黒雲部屋に入門した竜吉は親方の娘・きよの提案で富士ノ山の四股名を名乗る。明治18年、猛稽古の末、竜吉は初土俵を踏むが、勝利至上主義を標榜し竜吉を嫌う兄弟子・大綱のせいで、練習ができなくなる。見かねた関取・玉ケ崎の尽力で白玉部屋に移籍すると、白星を積み重ね、遂に入幕。大綱との因縁対決に臨む。
(現存している短縮版にはクレジットが入っていない)
(現存している短縮版にはクレジットが入っていない)
監督の丸根は前作の『マリア・ルーズ號事件 奴隷船』という「あくどい娯楽映画」を監督したのち、次作として添田知道原作の作品の監督を務める予定であったが、急遽当作の監督を務めることとなり、内容を知らないままに「気持のいい娯楽映画」の監督を務めることとなった[5]。この経緯から、企画の立ち上げや脚本の制作の過程において、丸根は関与していない[5]。
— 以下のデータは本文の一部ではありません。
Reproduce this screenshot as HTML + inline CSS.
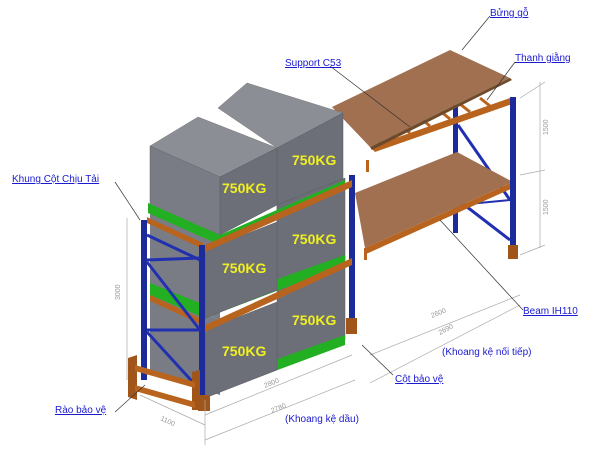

脚本を執筆した黒澤は前年1943年に『姿三四郎』で監督デビューを果たしているが、これまでにも何本かの映画脚本を書いていた[5]。黒澤によれば、助監督時代の給料が48円のところ大映からの脚本料は200円で、3本書けば助監督としての年間給料の総額を上回っていた[8]。ところが、この黒澤の脚本は何らかの事情で改訂を余儀なくされ、その改訂作業は黒澤の仕事の都合により丸根自身が行うこととなった[5]。具体的な改訂個所は不明だが、丸根は黒澤の書いた「独特の味」を削ぎやしないかと思いつつ、改訂作業にあたっていたという[5]。